— START —
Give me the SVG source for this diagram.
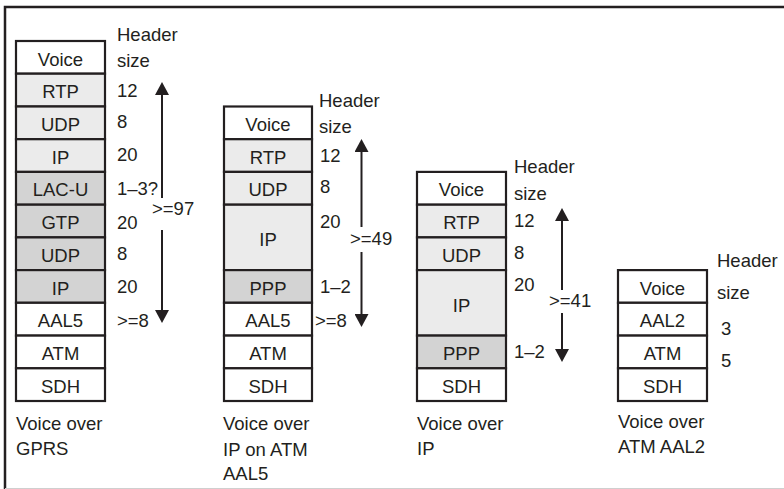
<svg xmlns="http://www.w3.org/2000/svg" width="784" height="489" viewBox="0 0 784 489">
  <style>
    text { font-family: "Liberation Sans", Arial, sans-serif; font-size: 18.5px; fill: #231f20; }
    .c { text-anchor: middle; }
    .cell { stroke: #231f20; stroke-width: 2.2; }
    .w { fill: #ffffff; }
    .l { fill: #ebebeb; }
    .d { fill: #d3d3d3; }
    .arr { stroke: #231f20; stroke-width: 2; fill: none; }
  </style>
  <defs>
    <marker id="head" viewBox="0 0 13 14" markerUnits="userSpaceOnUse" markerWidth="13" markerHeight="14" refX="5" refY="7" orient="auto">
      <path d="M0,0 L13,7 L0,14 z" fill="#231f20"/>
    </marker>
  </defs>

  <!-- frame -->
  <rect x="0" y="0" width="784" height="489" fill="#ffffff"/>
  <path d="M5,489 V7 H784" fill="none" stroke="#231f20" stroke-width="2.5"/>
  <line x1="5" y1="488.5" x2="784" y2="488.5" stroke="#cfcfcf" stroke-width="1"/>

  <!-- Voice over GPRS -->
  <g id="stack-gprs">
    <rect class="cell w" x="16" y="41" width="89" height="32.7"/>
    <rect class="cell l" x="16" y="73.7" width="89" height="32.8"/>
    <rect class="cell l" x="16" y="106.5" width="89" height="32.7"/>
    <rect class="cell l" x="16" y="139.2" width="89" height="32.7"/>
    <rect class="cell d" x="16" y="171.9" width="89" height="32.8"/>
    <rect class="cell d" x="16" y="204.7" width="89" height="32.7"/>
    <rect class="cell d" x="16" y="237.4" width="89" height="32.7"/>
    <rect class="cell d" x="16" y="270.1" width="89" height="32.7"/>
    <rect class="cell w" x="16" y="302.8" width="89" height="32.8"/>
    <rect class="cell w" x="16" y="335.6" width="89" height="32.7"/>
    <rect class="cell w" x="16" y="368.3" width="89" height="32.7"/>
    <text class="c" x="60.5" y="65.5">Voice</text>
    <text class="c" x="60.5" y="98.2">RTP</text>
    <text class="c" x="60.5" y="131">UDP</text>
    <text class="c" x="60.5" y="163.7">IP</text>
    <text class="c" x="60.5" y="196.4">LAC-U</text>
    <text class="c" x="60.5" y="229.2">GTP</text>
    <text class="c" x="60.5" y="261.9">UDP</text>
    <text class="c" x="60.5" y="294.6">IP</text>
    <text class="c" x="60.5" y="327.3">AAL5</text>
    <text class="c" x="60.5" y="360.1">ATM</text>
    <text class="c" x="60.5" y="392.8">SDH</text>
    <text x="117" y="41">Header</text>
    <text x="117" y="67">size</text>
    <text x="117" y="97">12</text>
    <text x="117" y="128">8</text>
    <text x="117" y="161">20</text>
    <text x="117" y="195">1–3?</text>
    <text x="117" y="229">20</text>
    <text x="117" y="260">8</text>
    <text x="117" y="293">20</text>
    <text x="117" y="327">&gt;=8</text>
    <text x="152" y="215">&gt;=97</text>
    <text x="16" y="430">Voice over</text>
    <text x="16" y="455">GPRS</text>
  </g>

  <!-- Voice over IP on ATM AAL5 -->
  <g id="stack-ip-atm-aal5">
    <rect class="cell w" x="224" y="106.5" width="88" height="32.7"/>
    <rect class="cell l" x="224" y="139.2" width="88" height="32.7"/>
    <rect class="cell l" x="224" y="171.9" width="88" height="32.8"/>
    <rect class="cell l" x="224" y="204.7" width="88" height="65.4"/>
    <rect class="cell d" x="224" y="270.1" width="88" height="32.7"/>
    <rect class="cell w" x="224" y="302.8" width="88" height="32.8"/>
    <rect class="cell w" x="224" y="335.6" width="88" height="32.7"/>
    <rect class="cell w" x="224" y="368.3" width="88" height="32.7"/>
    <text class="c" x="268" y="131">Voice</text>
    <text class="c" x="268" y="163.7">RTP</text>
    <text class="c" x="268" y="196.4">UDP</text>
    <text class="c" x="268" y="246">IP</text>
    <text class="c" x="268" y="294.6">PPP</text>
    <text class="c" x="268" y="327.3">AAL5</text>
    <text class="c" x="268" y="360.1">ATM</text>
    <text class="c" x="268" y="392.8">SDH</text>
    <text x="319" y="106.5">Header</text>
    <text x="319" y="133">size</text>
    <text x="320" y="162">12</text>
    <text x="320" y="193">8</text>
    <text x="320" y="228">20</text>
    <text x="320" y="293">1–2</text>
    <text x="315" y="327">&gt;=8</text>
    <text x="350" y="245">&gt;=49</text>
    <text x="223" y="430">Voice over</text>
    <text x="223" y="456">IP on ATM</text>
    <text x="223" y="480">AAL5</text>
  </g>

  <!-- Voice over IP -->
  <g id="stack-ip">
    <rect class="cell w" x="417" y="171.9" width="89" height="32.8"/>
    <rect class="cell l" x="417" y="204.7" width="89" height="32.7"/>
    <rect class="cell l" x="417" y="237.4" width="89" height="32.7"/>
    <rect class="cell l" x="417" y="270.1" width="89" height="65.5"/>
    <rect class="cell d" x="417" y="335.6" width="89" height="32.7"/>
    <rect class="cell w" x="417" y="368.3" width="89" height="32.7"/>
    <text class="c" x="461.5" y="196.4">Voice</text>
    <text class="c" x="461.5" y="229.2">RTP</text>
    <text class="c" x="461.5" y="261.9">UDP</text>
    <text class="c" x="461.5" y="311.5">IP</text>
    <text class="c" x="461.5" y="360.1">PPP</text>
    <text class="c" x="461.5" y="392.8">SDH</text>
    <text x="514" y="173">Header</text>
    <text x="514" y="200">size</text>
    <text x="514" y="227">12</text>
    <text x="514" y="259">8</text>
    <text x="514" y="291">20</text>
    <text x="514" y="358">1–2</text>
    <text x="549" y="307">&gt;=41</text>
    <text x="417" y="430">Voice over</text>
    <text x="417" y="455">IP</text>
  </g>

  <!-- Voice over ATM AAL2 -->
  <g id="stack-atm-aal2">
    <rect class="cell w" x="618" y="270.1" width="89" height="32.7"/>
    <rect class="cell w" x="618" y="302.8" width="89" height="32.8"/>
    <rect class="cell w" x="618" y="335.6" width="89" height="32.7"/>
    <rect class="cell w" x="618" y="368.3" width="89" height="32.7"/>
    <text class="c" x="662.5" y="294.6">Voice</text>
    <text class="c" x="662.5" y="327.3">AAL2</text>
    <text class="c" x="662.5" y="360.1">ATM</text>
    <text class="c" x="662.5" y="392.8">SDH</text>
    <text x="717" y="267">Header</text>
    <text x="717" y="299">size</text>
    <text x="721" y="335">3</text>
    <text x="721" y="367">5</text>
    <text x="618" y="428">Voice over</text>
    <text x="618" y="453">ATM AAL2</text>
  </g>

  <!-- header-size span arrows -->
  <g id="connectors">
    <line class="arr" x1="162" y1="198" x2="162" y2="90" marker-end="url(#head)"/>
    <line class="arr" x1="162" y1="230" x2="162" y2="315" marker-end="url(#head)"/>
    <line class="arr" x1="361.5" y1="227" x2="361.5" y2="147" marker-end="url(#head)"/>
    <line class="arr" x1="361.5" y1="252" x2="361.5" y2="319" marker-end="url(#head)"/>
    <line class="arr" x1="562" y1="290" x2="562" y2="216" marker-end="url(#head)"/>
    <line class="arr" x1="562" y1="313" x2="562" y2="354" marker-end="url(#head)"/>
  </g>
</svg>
— END —
### Set task:
Quote all the lines above exactly as given. Do not include the pictures.

### Worked solution:
Give me the SVG source for this diagram.
<svg xmlns="http://www.w3.org/2000/svg" width="784" height="489" viewBox="0 0 784 489">
  <style>
    text { font-family: "Liberation Sans", Arial, sans-serif; font-size: 18.5px; fill: #231f20; }
    .c { text-anchor: middle; }
    .cell { stroke: #231f20; stroke-width: 2.2; }
    .w { fill: #ffffff; }
    .l { fill: #ebebeb; }
    .d { fill: #d3d3d3; }
    .arr { stroke: #231f20; stroke-width: 2; fill: none; }
  </style>
  <defs>
    <marker id="head" viewBox="0 0 13 14" markerUnits="userSpaceOnUse" markerWidth="13" markerHeight="14" refX="5" refY="7" orient="auto">
      <path d="M0,0 L13,7 L0,14 z" fill="#231f20"/>
    </marker>
  </defs>

  <!-- frame -->
  <rect x="0" y="0" width="784" height="489" fill="#ffffff"/>
  <path d="M5,489 V7 H784" fill="none" stroke="#231f20" stroke-width="2.5"/>
  <line x1="5" y1="488.5" x2="784" y2="488.5" stroke="#cfcfcf" stroke-width="1"/>

  <!-- Voice over GPRS -->
  <g id="stack-gprs">
    <rect class="cell w" x="16" y="41" width="89" height="32.7"/>
    <rect class="cell l" x="16" y="73.7" width="89" height="32.8"/>
    <rect class="cell l" x="16" y="106.5" width="89" height="32.7"/>
    <rect class="cell l" x="16" y="139.2" width="89" height="32.7"/>
    <rect class="cell d" x="16" y="171.9" width="89" height="32.8"/>
    <rect class="cell d" x="16" y="204.7" width="89" height="32.7"/>
    <rect class="cell d" x="16" y="237.4" width="89" height="32.7"/>
    <rect class="cell d" x="16" y="270.1" width="89" height="32.7"/>
    <rect class="cell w" x="16" y="302.8" width="89" height="32.8"/>
    <rect class="cell w" x="16" y="335.6" width="89" height="32.7"/>
    <rect class="cell w" x="16" y="368.3" width="89" height="32.7"/>
    <text class="c" x="60.5" y="65.5">Voice</text>
    <text class="c" x="60.5" y="98.2">RTP</text>
    <text class="c" x="60.5" y="131">UDP</text>
    <text class="c" x="60.5" y="163.7">IP</text>
    <text class="c" x="60.5" y="196.4">LAC-U</text>
    <text class="c" x="60.5" y="229.2">GTP</text>
    <text class="c" x="60.5" y="261.9">UDP</text>
    <text class="c" x="60.5" y="294.6">IP</text>
    <text class="c" x="60.5" y="327.3">AAL5</text>
    <text class="c" x="60.5" y="360.1">ATM</text>
    <text class="c" x="60.5" y="392.8">SDH</text>
    <text x="117" y="41">Header</text>
    <text x="117" y="67">size</text>
    <text x="117" y="97">12</text>
    <text x="117" y="128">8</text>
    <text x="117" y="161">20</text>
    <text x="117" y="195">1–3?</text>
    <text x="117" y="229">20</text>
    <text x="117" y="260">8</text>
    <text x="117" y="293">20</text>
    <text x="117" y="327">&gt;=8</text>
    <text x="152" y="215">&gt;=97</text>
    <text x="16" y="430">Voice over</text>
    <text x="16" y="455">GPRS</text>
  </g>

  <!-- Voice over IP on ATM AAL5 -->
  <g id="stack-ip-atm-aal5">
    <rect class="cell w" x="224" y="106.5" width="88" height="32.7"/>
    <rect class="cell l" x="224" y="139.2" width="88" height="32.7"/>
    <rect class="cell l" x="224" y="171.9" width="88" height="32.8"/>
    <rect class="cell l" x="224" y="204.7" width="88" height="65.4"/>
    <rect class="cell d" x="224" y="270.1" width="88" height="32.7"/>
    <rect class="cell w" x="224" y="302.8" width="88" height="32.8"/>
    <rect class="cell w" x="224" y="335.6" width="88" height="32.7"/>
    <rect class="cell w" x="224" y="368.3" width="88" height="32.7"/>
    <text class="c" x="268" y="131">Voice</text>
    <text class="c" x="268" y="163.7">RTP</text>
    <text class="c" x="268" y="196.4">UDP</text>
    <text class="c" x="268" y="246">IP</text>
    <text class="c" x="268" y="294.6">PPP</text>
    <text class="c" x="268" y="327.3">AAL5</text>
    <text class="c" x="268" y="360.1">ATM</text>
    <text class="c" x="268" y="392.8">SDH</text>
    <text x="319" y="106.5">Header</text>
    <text x="319" y="133">size</text>
    <text x="320" y="162">12</text>
    <text x="320" y="193">8</text>
    <text x="320" y="228">20</text>
    <text x="320" y="293">1–2</text>
    <text x="315" y="327">&gt;=8</text>
    <text x="350" y="245">&gt;=49</text>
    <text x="223" y="430">Voice over</text>
    <text x="223" y="456">IP on ATM</text>
    <text x="223" y="480">AAL5</text>
  </g>

  <!-- Voice over IP -->
  <g id="stack-ip">
    <rect class="cell w" x="417" y="171.9" width="89" height="32.8"/>
    <rect class="cell l" x="417" y="204.7" width="89" height="32.7"/>
    <rect class="cell l" x="417" y="237.4" width="89" height="32.7"/>
    <rect class="cell l" x="417" y="270.1" width="89" height="65.5"/>
    <rect class="cell d" x="417" y="335.6" width="89" height="32.7"/>
    <rect class="cell w" x="417" y="368.3" width="89" height="32.7"/>
    <text class="c" x="461.5" y="196.4">Voice</text>
    <text class="c" x="461.5" y="229.2">RTP</text>
    <text class="c" x="461.5" y="261.9">UDP</text>
    <text class="c" x="461.5" y="311.5">IP</text>
    <text class="c" x="461.5" y="360.1">PPP</text>
    <text class="c" x="461.5" y="392.8">SDH</text>
    <text x="514" y="173">Header</text>
    <text x="514" y="200">size</text>
    <text x="514" y="227">12</text>
    <text x="514" y="259">8</text>
    <text x="514" y="291">20</text>
    <text x="514" y="358">1–2</text>
    <text x="549" y="307">&gt;=41</text>
    <text x="417" y="430">Voice over</text>
    <text x="417" y="455">IP</text>
  </g>

  <!-- Voice over ATM AAL2 -->
  <g id="stack-atm-aal2">
    <rect class="cell w" x="618" y="270.1" width="89" height="32.7"/>
    <rect class="cell w" x="618" y="302.8" width="89" height="32.8"/>
    <rect class="cell w" x="618" y="335.6" width="89" height="32.7"/>
    <rect class="cell w" x="618" y="368.3" width="89" height="32.7"/>
    <text class="c" x="662.5" y="294.6">Voice</text>
    <text class="c" x="662.5" y="327.3">AAL2</text>
    <text class="c" x="662.5" y="360.1">ATM</text>
    <text class="c" x="662.5" y="392.8">SDH</text>
    <text x="717" y="267">Header</text>
    <text x="717" y="299">size</text>
    <text x="721" y="335">3</text>
    <text x="721" y="367">5</text>
    <text x="618" y="428">Voice over</text>
    <text x="618" y="453">ATM AAL2</text>
  </g>

  <!-- header-size span arrows -->
  <g id="connectors">
    <line class="arr" x1="162" y1="198" x2="162" y2="90" marker-end="url(#head)"/>
    <line class="arr" x1="162" y1="230" x2="162" y2="315" marker-end="url(#head)"/>
    <line class="arr" x1="361.5" y1="227" x2="361.5" y2="147" marker-end="url(#head)"/>
    <line class="arr" x1="361.5" y1="252" x2="361.5" y2="319" marker-end="url(#head)"/>
    <line class="arr" x1="562" y1="290" x2="562" y2="216" marker-end="url(#head)"/>
    <line class="arr" x1="562" y1="313" x2="562" y2="354" marker-end="url(#head)"/>
  </g>
</svg>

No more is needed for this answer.